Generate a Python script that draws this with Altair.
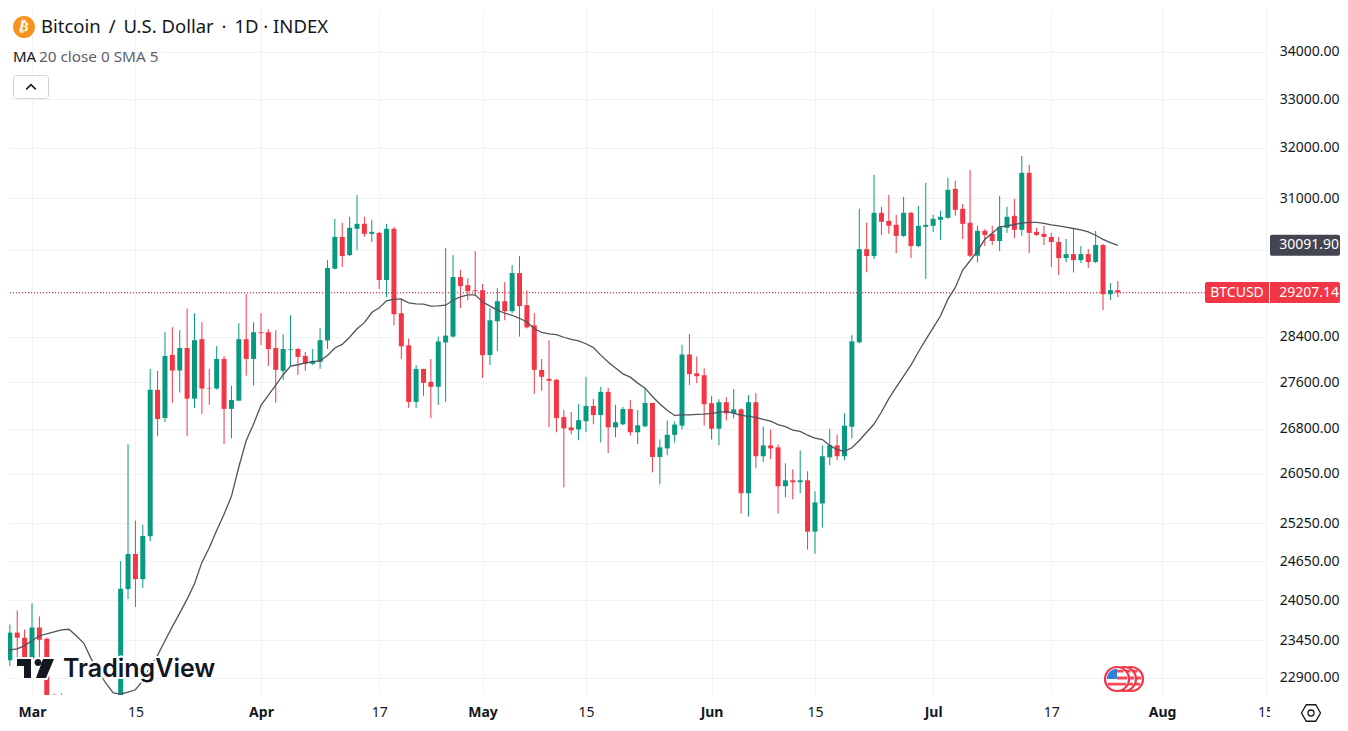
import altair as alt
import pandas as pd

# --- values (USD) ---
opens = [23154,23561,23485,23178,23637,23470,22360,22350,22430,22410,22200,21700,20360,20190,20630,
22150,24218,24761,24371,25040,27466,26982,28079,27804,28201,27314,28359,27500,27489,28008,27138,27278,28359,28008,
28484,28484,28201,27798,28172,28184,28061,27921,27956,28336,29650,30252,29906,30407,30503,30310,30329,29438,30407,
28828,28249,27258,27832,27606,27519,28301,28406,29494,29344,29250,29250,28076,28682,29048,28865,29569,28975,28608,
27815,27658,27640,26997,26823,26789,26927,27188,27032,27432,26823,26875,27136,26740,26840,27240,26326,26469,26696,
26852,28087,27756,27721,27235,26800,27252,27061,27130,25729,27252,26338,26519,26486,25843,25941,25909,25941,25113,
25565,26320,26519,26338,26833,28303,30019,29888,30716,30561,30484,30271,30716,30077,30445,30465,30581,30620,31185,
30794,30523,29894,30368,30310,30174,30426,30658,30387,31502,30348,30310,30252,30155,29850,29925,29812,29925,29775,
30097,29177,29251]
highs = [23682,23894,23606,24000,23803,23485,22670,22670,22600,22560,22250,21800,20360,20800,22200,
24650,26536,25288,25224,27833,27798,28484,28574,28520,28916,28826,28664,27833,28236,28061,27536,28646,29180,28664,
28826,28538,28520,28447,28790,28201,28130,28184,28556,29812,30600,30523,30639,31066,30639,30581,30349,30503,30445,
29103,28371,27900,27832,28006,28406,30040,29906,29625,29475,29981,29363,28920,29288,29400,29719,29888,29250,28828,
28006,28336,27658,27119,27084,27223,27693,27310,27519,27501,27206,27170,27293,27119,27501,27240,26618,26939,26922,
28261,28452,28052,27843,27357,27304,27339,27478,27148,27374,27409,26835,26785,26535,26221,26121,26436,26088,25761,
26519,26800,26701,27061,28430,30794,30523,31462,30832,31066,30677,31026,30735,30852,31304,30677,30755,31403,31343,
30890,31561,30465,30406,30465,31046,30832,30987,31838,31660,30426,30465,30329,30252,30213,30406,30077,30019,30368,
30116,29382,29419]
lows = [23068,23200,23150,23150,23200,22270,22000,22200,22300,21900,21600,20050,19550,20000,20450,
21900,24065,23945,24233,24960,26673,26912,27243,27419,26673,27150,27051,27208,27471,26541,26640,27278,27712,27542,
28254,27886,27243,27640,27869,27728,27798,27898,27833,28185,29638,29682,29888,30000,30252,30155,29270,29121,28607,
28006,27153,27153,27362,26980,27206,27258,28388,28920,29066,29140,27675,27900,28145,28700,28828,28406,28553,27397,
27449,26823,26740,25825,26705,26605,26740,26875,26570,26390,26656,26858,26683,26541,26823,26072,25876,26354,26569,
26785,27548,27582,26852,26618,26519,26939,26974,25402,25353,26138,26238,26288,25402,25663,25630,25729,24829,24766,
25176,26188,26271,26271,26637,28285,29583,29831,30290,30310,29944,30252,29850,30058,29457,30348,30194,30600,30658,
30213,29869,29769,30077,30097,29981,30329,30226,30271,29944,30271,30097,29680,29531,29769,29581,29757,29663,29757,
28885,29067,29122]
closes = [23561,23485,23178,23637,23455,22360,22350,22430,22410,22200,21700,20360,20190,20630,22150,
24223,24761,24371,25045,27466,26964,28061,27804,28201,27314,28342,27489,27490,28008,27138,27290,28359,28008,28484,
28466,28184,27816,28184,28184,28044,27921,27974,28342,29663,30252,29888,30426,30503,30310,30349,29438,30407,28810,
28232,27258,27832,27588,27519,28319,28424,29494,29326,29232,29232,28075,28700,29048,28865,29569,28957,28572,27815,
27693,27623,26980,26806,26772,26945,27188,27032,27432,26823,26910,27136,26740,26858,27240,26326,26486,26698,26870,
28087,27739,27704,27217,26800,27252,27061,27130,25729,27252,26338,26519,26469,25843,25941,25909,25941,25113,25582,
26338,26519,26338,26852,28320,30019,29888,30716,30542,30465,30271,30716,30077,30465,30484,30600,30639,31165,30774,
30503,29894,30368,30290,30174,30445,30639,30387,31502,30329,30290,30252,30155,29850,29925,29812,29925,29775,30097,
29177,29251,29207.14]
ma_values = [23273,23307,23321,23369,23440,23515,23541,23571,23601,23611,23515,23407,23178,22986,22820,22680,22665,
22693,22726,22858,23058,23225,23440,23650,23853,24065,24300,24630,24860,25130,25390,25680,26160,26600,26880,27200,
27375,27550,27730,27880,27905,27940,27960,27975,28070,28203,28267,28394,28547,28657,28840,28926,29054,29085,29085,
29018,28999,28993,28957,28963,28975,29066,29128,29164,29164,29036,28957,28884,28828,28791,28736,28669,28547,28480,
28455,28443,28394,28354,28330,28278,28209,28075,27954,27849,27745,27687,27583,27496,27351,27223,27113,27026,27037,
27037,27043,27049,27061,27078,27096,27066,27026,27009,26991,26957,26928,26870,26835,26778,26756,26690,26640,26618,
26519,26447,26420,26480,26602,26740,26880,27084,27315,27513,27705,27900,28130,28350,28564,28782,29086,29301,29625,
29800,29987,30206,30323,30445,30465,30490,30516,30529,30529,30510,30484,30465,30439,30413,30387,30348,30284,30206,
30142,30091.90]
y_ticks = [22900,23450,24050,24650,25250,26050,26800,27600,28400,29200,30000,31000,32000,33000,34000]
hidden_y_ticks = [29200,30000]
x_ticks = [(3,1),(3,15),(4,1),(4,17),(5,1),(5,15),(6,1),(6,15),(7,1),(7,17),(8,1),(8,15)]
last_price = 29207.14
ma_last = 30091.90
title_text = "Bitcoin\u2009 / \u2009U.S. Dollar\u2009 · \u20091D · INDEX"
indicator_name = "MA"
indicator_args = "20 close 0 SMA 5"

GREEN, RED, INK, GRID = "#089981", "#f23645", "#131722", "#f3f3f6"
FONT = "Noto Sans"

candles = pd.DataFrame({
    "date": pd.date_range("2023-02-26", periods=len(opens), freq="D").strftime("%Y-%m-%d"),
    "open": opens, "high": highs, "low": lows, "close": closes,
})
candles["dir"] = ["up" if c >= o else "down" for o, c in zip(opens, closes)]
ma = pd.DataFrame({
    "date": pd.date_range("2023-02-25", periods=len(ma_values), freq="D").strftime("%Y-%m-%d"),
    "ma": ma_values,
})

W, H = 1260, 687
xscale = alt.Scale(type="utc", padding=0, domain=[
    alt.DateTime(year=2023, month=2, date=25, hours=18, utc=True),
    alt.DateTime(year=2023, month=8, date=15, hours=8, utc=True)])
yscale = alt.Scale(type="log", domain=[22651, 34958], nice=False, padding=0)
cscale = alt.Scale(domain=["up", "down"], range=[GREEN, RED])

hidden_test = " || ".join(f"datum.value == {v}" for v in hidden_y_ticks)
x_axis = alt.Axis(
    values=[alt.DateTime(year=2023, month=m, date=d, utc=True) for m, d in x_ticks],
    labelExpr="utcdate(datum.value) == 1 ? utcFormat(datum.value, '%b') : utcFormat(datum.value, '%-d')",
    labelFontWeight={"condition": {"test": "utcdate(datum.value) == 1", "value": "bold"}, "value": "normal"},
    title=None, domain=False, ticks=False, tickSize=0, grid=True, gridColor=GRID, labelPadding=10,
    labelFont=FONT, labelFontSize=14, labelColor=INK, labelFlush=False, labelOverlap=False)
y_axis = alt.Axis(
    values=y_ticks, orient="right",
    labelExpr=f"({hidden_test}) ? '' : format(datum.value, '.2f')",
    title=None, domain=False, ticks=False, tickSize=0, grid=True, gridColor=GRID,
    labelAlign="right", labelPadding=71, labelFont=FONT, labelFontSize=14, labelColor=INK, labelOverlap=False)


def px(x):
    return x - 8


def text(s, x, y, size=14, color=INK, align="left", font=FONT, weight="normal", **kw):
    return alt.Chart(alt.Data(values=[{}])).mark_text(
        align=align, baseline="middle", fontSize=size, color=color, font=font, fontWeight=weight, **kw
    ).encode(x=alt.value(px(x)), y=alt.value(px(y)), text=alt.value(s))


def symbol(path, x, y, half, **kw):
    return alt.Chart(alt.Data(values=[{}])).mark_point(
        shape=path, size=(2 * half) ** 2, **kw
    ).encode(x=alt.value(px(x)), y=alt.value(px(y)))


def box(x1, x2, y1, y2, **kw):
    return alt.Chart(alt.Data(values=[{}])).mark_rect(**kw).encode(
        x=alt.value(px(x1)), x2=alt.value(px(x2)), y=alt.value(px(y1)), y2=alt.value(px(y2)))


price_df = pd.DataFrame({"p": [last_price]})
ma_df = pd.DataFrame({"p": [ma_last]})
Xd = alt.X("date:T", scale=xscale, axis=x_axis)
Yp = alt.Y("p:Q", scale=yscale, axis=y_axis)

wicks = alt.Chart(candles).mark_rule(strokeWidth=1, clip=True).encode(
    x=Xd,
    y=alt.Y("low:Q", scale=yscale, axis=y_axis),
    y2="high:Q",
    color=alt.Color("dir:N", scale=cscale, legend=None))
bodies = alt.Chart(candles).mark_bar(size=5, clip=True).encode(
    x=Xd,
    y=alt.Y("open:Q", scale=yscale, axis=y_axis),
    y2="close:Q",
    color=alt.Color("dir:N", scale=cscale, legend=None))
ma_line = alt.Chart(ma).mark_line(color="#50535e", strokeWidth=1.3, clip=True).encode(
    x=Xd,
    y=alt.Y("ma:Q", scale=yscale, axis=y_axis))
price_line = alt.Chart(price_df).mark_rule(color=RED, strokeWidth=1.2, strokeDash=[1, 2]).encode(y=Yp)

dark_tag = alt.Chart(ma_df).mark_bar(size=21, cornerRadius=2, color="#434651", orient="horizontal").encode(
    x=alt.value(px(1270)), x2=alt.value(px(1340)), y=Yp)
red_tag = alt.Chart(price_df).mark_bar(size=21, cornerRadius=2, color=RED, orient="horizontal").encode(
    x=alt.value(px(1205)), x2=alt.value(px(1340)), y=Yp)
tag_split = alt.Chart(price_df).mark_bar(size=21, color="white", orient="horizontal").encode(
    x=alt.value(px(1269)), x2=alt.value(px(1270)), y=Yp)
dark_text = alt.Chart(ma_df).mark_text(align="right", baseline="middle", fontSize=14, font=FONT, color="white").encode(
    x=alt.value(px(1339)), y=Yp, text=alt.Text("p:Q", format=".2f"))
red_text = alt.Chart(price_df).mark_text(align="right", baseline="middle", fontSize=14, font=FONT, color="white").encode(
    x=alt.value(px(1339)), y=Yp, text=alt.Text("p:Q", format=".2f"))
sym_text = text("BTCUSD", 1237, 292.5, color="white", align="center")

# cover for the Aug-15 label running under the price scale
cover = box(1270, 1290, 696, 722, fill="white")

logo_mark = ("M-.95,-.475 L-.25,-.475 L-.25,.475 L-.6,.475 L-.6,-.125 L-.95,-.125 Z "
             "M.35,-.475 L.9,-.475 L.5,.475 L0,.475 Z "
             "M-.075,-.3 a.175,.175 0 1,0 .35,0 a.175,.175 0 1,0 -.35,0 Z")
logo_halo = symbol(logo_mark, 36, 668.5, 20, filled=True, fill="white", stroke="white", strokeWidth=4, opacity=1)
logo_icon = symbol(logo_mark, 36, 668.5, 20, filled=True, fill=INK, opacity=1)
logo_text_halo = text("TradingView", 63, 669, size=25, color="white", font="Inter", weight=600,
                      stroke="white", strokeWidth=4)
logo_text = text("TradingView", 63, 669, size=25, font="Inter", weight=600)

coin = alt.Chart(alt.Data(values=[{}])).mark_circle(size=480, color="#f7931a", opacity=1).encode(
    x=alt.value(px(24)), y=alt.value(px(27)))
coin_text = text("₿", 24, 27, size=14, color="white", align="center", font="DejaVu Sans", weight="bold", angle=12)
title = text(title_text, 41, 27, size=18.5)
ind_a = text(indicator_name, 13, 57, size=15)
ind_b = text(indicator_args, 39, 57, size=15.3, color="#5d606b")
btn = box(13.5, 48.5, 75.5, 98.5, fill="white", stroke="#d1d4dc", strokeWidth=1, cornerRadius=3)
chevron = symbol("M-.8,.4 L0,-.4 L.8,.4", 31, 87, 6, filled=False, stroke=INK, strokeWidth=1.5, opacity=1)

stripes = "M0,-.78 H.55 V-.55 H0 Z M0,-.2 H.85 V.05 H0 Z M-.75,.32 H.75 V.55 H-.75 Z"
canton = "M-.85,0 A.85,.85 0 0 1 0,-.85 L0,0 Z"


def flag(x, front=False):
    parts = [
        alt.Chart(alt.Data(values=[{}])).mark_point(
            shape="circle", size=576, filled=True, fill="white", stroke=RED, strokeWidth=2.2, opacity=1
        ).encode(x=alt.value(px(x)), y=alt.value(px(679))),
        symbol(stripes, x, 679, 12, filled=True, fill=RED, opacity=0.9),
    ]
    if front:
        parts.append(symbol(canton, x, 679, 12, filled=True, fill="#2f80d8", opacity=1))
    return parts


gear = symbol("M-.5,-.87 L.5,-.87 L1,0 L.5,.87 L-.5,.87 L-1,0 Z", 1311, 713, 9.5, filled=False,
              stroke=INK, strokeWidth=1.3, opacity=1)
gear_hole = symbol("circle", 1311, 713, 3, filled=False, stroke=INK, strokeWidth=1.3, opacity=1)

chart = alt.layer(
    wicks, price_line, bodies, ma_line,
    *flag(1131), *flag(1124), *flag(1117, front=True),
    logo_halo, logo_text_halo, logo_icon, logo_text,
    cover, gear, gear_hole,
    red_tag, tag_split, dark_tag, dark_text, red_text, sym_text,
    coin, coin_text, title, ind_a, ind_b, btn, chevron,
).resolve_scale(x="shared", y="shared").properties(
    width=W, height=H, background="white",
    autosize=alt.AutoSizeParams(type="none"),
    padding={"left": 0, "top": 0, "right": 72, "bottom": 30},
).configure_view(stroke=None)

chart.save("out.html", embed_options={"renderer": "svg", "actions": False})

------------------------------------

Task goal: Skip the pictures, please, and transcribe only the lines from the beginning of the material through the one that contains "import pandas as pd".

Task output:
Generate a Python script that draws this with Altair.
import altair as alt
import pandas as pd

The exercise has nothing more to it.